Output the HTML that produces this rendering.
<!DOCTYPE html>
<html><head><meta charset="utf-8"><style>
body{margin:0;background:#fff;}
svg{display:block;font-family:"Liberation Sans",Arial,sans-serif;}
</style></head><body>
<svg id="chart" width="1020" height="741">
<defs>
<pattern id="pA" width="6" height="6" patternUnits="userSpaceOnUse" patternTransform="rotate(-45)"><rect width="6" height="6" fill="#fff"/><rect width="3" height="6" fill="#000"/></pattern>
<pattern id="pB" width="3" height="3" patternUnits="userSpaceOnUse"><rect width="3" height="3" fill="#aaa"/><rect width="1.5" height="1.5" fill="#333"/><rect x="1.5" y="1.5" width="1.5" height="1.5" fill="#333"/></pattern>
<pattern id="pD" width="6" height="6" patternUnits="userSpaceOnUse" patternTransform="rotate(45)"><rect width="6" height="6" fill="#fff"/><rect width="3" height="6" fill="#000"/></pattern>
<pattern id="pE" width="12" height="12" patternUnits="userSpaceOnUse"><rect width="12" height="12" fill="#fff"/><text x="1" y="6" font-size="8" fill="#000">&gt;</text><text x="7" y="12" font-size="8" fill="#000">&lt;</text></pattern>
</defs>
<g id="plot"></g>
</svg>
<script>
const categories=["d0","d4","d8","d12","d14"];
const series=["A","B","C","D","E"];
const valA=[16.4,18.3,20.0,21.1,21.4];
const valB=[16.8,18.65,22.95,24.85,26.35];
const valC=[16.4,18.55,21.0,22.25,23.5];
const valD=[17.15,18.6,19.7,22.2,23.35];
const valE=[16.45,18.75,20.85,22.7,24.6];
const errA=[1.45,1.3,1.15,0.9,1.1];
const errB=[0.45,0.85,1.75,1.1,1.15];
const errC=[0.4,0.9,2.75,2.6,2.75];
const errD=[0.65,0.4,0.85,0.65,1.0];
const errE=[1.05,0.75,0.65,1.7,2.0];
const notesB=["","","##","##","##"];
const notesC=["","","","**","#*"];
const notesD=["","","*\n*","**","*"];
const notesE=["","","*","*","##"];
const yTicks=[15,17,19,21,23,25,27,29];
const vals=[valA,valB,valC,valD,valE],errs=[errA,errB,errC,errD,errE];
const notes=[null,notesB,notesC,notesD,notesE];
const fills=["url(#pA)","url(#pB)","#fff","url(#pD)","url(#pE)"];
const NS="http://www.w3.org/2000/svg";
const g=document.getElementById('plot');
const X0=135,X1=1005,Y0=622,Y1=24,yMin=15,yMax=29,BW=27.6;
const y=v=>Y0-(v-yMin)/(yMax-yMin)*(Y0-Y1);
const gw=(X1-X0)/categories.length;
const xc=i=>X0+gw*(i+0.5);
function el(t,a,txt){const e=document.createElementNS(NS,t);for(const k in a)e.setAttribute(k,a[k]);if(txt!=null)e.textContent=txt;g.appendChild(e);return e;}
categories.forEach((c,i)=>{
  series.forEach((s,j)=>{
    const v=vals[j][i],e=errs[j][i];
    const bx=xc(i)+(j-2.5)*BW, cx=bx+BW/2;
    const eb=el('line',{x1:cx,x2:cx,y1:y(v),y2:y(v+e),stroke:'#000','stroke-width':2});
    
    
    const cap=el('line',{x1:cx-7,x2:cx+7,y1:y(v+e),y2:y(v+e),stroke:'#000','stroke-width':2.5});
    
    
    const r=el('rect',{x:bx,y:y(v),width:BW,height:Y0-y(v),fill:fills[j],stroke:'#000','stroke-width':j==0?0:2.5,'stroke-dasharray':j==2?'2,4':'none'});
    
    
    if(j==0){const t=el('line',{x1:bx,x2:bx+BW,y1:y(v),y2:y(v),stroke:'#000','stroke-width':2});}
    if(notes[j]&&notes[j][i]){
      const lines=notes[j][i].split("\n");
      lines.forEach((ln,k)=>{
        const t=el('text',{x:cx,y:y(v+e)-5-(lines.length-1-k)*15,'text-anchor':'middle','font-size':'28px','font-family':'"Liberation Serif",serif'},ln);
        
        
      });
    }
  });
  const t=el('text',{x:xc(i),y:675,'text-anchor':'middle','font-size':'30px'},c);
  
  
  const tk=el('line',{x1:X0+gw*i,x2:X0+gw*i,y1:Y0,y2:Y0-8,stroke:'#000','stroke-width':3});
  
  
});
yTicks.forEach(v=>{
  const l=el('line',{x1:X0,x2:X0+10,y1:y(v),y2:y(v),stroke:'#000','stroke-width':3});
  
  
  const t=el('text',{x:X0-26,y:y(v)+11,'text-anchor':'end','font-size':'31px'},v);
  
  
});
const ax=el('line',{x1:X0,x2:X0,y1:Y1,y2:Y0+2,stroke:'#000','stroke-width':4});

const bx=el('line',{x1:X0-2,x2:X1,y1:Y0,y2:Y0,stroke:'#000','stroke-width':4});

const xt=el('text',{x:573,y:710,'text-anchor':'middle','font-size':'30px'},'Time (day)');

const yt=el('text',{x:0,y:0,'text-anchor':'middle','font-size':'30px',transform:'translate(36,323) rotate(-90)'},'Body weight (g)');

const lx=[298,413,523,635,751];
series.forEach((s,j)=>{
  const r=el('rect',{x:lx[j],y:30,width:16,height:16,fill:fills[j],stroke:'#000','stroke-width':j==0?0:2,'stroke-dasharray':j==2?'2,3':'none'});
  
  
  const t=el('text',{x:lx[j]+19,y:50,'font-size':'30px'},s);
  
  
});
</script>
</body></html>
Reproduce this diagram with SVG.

--

#### Exercise:
Gather up, from the records above, each line where the word "this" appears.

#### Reply:
Output the HTML that produces this rendering.
Reproduce this diagram with SVG.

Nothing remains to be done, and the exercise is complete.